— START OF Material provided —
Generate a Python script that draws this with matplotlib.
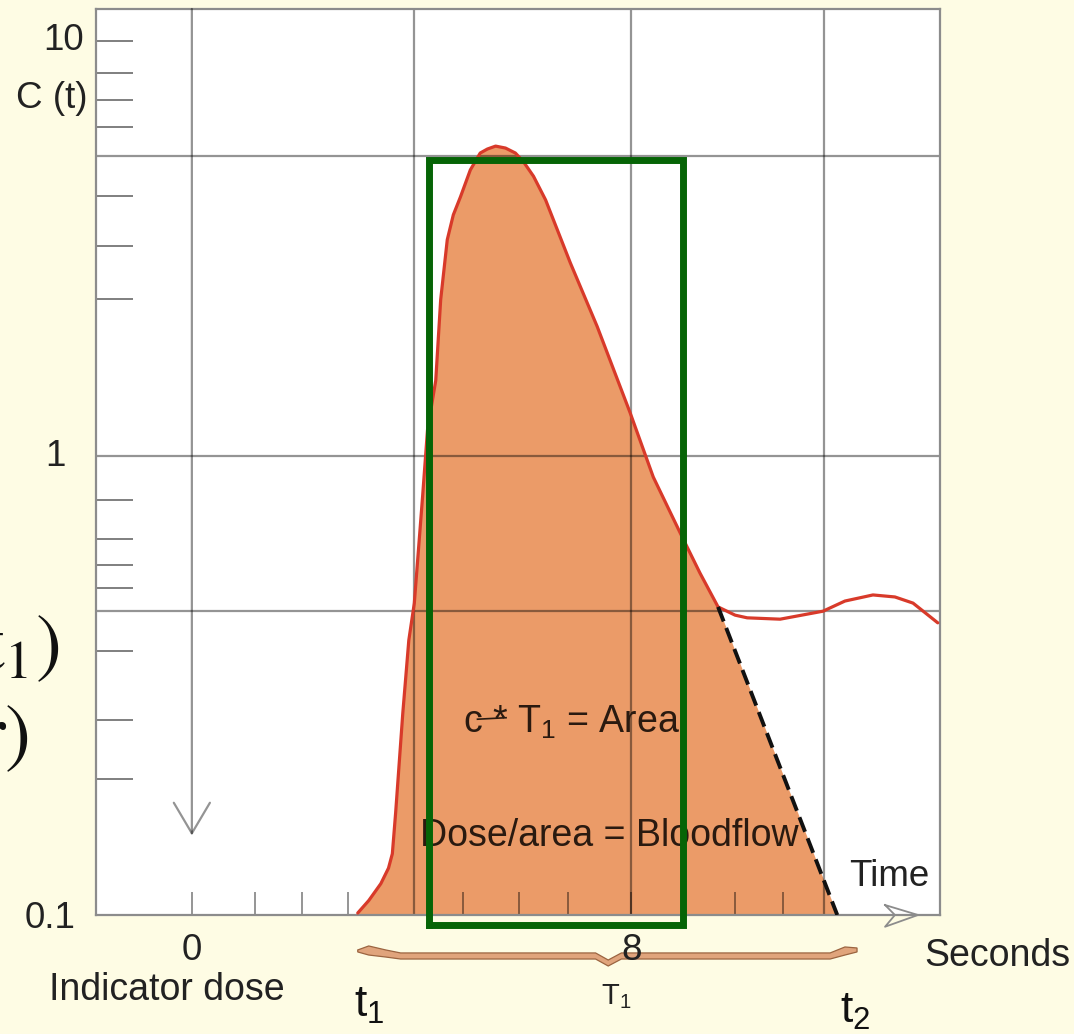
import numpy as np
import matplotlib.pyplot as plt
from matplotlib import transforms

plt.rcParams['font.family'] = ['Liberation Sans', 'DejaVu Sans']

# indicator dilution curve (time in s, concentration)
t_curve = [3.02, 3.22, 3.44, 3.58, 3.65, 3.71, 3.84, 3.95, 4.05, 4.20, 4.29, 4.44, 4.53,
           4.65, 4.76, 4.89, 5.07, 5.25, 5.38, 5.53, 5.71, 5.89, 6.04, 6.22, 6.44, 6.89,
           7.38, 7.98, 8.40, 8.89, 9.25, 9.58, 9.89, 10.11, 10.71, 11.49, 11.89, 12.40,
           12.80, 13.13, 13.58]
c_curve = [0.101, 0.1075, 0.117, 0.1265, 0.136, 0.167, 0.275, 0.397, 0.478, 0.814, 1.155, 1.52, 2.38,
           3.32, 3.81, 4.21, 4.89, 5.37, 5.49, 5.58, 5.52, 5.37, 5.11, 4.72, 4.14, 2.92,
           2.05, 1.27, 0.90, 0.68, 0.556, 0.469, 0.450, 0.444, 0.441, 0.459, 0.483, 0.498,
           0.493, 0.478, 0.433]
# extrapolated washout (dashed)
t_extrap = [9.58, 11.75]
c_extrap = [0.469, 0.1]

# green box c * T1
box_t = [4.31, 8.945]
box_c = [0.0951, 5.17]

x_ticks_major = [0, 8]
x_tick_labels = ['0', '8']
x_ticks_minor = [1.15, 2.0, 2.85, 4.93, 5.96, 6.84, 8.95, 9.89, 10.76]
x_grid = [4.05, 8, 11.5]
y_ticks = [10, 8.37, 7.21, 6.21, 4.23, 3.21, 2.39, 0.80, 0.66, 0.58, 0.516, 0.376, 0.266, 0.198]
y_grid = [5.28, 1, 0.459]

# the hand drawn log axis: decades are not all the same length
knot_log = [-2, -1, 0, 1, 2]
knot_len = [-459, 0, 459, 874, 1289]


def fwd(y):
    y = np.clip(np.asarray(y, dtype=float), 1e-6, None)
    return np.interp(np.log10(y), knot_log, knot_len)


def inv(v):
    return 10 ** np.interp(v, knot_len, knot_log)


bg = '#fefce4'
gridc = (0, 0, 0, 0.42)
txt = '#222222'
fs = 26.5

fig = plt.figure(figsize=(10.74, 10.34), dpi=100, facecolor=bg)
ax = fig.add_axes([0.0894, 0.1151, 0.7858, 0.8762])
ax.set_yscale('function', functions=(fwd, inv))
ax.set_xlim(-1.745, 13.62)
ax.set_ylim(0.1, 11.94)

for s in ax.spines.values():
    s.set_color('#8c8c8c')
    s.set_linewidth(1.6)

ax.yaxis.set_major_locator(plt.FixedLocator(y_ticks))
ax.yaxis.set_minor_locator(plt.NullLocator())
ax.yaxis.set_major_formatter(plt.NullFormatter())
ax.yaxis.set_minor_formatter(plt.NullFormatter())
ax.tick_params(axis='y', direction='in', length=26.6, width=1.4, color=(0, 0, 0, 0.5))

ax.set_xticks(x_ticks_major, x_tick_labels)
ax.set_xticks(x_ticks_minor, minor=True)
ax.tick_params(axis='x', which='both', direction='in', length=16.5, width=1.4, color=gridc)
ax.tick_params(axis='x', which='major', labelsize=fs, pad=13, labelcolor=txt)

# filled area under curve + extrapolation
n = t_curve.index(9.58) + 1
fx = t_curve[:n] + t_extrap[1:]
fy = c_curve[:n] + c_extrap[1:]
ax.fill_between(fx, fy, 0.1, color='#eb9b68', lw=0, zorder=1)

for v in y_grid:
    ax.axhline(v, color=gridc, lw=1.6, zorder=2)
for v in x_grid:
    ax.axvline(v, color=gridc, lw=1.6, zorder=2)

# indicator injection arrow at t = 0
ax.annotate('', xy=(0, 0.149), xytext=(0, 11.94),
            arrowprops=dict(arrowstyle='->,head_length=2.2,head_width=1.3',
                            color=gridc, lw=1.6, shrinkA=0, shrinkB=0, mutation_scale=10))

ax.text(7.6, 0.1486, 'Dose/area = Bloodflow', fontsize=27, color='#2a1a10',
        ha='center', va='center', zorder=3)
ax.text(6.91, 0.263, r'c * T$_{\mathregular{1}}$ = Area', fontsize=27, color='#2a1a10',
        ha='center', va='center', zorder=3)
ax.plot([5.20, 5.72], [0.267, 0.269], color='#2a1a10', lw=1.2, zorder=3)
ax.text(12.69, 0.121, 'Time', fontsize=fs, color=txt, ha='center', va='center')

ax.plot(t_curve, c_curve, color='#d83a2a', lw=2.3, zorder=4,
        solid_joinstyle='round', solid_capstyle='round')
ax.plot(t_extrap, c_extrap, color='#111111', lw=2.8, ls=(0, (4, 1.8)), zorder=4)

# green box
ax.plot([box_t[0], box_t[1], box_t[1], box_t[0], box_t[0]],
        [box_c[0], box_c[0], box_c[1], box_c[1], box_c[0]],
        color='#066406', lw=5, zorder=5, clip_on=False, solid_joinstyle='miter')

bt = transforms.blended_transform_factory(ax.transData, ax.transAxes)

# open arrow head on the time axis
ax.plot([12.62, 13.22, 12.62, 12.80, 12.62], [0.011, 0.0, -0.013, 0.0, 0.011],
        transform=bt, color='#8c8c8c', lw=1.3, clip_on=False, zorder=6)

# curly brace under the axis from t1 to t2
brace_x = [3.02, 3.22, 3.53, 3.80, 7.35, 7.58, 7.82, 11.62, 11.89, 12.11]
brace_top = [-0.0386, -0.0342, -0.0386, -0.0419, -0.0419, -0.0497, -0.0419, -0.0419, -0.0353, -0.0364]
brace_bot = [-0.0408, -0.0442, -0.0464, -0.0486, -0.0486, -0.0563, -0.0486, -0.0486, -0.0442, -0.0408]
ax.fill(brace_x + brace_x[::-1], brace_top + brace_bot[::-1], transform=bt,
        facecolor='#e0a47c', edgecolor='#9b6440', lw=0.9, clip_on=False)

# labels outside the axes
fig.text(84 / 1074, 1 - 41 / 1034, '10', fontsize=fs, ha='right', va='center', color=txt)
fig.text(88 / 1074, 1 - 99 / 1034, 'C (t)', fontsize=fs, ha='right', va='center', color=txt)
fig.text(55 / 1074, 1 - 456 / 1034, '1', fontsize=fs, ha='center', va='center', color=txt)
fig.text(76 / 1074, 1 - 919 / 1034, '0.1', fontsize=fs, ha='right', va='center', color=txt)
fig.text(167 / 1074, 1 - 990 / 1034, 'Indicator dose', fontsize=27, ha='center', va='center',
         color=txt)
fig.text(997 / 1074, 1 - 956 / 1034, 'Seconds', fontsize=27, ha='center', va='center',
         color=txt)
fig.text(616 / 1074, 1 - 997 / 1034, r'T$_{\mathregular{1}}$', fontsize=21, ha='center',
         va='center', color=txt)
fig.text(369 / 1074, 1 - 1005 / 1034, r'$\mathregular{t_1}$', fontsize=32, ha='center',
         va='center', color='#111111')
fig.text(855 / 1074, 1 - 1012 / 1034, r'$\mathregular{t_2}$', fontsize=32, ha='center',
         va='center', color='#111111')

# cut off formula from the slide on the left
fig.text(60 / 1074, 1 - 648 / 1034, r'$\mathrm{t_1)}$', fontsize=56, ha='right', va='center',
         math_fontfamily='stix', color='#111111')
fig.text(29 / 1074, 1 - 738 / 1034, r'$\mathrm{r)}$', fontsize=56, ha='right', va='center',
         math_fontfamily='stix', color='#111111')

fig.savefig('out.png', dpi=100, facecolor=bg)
— END OF Material provided —
== Task goal ==
Without any pictures, reproduce the lines from the first one in the material through the line that has "plt.rcParams['font.family'] = ['Liberation", exactly as they appear.

== Answer to the problem ==
Generate a Python script that draws this with matplotlib.
import numpy as np
import matplotlib.pyplot as plt
from matplotlib import transforms

plt.rcParams['font.family'] = ['Liberation Sans', 'DejaVu Sans']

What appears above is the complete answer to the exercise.